To correct an alleged violation of the Montgomery County condominium law, the country's Office of Consumer Affairs has ordered that the residents of the 220-unit Fairways condominium in Silver Spring be given an additional 120 days in which to decide whether to purchase or leave as their development is converted.
The reprieve resulted from a June 9 cease and desist agreement with the building's owner. ADC Fairways Corp., a subsidiary of Arlen Development Florida Corp. It is the third such agreement reached since the county's condominium law went into effect in 1974.
ADC Fairways also agreed to pay the county $2,500 to settle the alleged violation, which involved the filing of a property report, the consumer office said.

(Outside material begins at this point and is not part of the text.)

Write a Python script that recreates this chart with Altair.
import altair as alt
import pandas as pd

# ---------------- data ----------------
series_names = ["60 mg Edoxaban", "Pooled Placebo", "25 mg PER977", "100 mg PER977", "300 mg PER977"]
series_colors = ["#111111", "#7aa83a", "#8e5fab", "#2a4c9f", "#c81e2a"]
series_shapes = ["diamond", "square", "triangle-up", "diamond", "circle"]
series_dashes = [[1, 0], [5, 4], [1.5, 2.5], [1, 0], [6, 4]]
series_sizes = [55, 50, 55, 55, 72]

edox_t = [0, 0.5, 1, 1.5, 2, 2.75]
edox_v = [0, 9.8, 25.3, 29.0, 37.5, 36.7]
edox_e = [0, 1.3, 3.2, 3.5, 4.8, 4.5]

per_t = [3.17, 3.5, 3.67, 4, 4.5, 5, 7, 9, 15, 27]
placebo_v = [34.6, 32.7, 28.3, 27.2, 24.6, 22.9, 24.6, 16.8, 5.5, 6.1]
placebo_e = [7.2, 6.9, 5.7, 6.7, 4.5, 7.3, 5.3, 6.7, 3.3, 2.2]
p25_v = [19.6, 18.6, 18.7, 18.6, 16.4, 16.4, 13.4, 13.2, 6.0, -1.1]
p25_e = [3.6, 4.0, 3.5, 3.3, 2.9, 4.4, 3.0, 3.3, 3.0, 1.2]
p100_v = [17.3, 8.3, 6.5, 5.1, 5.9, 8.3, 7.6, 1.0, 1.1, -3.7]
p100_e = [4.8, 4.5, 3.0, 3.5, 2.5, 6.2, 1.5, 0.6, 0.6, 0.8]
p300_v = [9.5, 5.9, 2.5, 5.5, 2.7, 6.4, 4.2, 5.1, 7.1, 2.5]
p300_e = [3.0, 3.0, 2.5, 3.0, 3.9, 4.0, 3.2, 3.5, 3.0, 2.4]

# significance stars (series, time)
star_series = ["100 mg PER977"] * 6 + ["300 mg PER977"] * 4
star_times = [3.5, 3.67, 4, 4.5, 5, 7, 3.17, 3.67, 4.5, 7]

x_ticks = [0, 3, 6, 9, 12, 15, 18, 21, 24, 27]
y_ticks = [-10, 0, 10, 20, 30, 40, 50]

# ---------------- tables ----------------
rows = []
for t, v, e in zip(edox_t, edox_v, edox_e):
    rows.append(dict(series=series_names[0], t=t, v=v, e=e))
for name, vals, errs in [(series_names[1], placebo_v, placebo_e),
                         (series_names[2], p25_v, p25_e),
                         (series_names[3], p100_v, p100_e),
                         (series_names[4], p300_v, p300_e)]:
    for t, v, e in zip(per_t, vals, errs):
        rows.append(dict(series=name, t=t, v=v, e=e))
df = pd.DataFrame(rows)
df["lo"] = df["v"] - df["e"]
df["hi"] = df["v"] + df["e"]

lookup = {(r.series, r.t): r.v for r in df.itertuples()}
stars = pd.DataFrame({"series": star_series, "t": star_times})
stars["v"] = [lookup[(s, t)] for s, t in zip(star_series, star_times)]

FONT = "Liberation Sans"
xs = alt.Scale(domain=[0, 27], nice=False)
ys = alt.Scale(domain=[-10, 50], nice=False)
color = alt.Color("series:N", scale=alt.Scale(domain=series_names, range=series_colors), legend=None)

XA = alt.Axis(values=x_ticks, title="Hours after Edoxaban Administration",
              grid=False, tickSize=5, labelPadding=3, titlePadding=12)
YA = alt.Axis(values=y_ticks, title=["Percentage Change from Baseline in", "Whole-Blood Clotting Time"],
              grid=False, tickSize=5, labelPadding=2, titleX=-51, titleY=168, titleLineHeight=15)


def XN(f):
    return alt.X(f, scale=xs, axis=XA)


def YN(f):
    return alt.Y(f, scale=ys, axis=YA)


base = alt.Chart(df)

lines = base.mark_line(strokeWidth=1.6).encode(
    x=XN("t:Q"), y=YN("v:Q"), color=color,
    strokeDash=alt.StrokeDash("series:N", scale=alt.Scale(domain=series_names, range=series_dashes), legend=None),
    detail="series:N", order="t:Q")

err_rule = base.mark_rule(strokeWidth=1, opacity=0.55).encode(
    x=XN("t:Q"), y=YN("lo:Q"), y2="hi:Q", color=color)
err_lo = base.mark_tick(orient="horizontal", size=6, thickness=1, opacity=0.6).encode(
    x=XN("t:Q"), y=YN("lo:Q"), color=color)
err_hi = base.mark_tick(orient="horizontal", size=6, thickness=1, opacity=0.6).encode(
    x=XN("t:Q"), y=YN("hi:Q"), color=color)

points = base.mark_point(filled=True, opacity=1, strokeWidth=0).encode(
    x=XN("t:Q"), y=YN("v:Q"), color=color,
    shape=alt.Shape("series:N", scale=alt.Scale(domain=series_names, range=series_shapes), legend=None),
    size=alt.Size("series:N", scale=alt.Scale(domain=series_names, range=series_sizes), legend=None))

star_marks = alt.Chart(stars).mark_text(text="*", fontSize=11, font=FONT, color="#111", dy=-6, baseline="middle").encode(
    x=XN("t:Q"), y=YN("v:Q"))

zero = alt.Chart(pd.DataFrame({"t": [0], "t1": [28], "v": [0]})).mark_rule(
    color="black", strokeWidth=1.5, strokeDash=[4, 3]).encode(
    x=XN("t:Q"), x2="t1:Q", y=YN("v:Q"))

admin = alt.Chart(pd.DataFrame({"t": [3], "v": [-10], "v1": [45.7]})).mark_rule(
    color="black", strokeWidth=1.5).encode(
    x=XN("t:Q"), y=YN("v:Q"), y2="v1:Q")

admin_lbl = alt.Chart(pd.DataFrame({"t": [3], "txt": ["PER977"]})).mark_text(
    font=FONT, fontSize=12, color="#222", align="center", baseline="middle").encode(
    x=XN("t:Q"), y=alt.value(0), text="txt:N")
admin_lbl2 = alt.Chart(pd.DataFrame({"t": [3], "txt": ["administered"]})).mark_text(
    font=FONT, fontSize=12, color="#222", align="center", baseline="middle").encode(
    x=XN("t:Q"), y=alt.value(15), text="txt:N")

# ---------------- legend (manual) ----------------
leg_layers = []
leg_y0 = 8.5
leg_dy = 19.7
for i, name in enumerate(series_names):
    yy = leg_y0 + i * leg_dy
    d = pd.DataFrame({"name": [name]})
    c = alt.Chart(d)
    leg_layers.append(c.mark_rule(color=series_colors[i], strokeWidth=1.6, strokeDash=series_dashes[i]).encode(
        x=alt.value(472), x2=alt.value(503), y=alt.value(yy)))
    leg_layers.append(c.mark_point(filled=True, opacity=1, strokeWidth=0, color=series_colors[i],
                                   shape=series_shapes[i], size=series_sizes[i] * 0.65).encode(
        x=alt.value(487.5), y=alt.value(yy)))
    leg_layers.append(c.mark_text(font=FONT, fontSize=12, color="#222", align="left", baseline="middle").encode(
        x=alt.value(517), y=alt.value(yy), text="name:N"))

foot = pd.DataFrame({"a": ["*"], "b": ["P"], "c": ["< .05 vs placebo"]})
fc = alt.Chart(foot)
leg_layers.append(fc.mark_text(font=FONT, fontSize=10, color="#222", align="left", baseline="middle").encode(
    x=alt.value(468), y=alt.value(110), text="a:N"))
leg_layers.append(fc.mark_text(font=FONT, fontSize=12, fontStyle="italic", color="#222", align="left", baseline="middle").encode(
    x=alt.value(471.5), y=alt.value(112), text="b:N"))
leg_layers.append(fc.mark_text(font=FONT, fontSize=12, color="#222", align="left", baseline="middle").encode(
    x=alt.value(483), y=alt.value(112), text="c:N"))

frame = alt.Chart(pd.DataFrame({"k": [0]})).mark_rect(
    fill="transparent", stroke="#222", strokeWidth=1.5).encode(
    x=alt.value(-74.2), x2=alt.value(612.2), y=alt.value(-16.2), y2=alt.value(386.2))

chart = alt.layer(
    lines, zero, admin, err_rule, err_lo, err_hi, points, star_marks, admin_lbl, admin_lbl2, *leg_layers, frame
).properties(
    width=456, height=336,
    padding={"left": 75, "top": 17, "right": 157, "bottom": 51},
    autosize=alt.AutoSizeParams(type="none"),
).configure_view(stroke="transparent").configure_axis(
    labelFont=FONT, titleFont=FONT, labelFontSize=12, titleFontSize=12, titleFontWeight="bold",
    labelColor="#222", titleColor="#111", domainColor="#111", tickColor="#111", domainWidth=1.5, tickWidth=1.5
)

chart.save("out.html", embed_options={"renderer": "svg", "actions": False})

Notice of conversion was first served on Fairways residents a year ago. State law requires 180 days notice, while county law also requires that a property report be given tenants at the same time. This report is supposed to contain information for prospective buyers, such as an engineer's report, warranties, and the manager's contract.
According to Steve Silcox, a condominium specialist with the office of consumer affairs, the property report was not given the tenants at the time of the conversion notice and only recently was filed with his office. He noted that no tenants had complained about the missing report.
Silcox said it was impossible to tell how many tenants would have decided to purchase rather than to move out in the intervening year if they had had the property report. Of those who received the original conversion notice, residents of 60 units remain.
It is not known how many vacancies there were at the time, but tenants entering since then have been informed of conversion plans. The units are expected to sell for between $20,000 and $34,000.